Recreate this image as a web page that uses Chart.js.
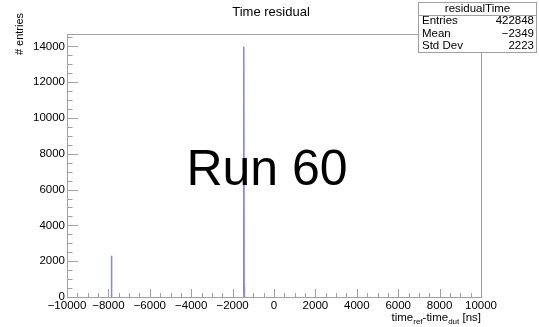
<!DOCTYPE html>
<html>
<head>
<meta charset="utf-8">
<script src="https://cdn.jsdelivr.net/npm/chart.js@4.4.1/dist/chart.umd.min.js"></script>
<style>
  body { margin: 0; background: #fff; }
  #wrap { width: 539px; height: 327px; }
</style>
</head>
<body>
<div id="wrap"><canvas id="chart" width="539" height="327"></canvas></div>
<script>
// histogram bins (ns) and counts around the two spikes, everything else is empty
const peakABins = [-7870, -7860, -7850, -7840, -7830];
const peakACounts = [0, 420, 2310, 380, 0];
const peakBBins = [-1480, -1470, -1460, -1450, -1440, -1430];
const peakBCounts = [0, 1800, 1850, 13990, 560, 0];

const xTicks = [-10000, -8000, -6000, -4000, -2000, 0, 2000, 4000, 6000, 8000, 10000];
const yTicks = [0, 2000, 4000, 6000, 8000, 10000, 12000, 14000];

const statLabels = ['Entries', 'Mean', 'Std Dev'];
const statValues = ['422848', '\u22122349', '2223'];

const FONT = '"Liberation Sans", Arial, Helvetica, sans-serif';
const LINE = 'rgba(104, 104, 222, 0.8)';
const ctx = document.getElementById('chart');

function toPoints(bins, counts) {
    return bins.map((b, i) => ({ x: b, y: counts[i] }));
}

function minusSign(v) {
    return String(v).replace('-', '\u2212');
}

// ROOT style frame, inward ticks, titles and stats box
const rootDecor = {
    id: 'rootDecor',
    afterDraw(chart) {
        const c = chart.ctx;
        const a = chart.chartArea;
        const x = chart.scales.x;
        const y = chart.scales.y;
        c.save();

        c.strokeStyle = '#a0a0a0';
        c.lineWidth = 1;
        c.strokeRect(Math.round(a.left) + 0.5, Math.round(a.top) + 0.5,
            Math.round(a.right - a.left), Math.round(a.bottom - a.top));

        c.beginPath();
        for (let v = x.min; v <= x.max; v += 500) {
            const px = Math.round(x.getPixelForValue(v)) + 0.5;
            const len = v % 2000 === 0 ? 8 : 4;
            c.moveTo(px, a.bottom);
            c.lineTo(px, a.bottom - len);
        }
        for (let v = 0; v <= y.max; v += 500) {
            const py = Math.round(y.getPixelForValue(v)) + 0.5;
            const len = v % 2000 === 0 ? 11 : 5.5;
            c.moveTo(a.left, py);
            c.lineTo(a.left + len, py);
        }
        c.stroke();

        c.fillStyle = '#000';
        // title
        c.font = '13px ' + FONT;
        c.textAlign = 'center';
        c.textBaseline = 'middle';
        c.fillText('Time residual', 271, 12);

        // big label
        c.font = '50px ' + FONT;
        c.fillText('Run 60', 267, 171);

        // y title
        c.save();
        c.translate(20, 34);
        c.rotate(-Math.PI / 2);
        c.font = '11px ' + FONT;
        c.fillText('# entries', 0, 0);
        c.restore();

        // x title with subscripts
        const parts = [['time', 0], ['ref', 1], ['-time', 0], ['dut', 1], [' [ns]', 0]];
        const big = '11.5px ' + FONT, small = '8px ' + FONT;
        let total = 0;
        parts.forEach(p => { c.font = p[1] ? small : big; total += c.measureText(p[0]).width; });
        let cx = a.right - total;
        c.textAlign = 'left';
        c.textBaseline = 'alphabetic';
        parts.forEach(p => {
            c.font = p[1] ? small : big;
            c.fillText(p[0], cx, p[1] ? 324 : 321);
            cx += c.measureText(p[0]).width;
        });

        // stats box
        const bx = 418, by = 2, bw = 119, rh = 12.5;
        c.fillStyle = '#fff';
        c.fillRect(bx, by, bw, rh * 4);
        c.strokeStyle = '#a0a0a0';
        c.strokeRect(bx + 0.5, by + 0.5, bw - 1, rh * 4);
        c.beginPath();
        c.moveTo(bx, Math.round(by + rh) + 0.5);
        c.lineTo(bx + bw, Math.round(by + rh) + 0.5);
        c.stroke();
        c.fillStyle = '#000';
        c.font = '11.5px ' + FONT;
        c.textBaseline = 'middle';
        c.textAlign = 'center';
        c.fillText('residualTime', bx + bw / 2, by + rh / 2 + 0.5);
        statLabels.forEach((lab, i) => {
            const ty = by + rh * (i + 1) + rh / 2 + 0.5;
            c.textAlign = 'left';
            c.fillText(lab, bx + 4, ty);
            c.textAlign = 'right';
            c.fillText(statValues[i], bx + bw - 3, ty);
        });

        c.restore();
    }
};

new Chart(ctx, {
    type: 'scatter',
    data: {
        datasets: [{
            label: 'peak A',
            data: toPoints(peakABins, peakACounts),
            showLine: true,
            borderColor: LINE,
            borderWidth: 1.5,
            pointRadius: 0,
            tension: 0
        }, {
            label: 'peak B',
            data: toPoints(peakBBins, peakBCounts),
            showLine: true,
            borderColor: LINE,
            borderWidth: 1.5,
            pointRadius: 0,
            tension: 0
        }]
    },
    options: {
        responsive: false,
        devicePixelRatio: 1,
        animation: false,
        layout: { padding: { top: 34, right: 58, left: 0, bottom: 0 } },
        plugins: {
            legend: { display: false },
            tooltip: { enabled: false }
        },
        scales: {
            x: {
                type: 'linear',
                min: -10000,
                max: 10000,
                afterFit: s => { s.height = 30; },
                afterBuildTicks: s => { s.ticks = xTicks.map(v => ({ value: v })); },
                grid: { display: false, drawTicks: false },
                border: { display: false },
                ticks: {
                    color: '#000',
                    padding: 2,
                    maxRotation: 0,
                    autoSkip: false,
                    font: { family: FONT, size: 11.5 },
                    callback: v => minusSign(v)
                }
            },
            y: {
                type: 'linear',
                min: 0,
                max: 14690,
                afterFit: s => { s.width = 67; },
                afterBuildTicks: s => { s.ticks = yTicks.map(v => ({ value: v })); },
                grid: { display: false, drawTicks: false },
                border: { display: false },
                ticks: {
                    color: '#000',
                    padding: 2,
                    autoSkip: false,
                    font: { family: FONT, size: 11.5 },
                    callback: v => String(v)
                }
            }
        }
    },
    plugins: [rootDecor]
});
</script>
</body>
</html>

####

● **WHAT TO PRODUCE**: Set the lines above down again, word for word, from the first through the one containing "const ctx = document.getElementById('chart');"; pictures excluded.

● **RIGHT ANSWER**:
Recreate this image as a web page that uses Chart.js.
<!DOCTYPE html>
<html>
<head>
<meta charset="utf-8">
<script src="https://cdn.jsdelivr.net/npm/chart.js@4.4.1/dist/chart.umd.min.js"></script>
<style>
  body { margin: 0; background: #fff; }
  #wrap { width: 539px; height: 327px; }
</style>
</head>
<body>
<div id="wrap"><canvas id="chart" width="539" height="327"></canvas></div>
<script>
// histogram bins (ns) and counts around the two spikes, everything else is empty
const peakABins = [-7870, -7860, -7850, -7840, -7830];
const peakACounts = [0, 420, 2310, 380, 0];
const peakBBins = [-1480, -1470, -1460, -1450, -1440, -1430];
const peakBCounts = [0, 1800, 1850, 13990, 560, 0];

const xTicks = [-10000, -8000, -6000, -4000, -2000, 0, 2000, 4000, 6000, 8000, 10000];
const yTicks = [0, 2000, 4000, 6000, 8000, 10000, 12000, 14000];

const statLabels = ['Entries', 'Mean', 'Std Dev'];
const statValues = ['422848', '\u22122349', '2223'];

const FONT = '"Liberation Sans", Arial, Helvetica, sans-serif';
const LINE = 'rgba(104, 104, 222, 0.8)';
const ctx = document.getElementById('chart');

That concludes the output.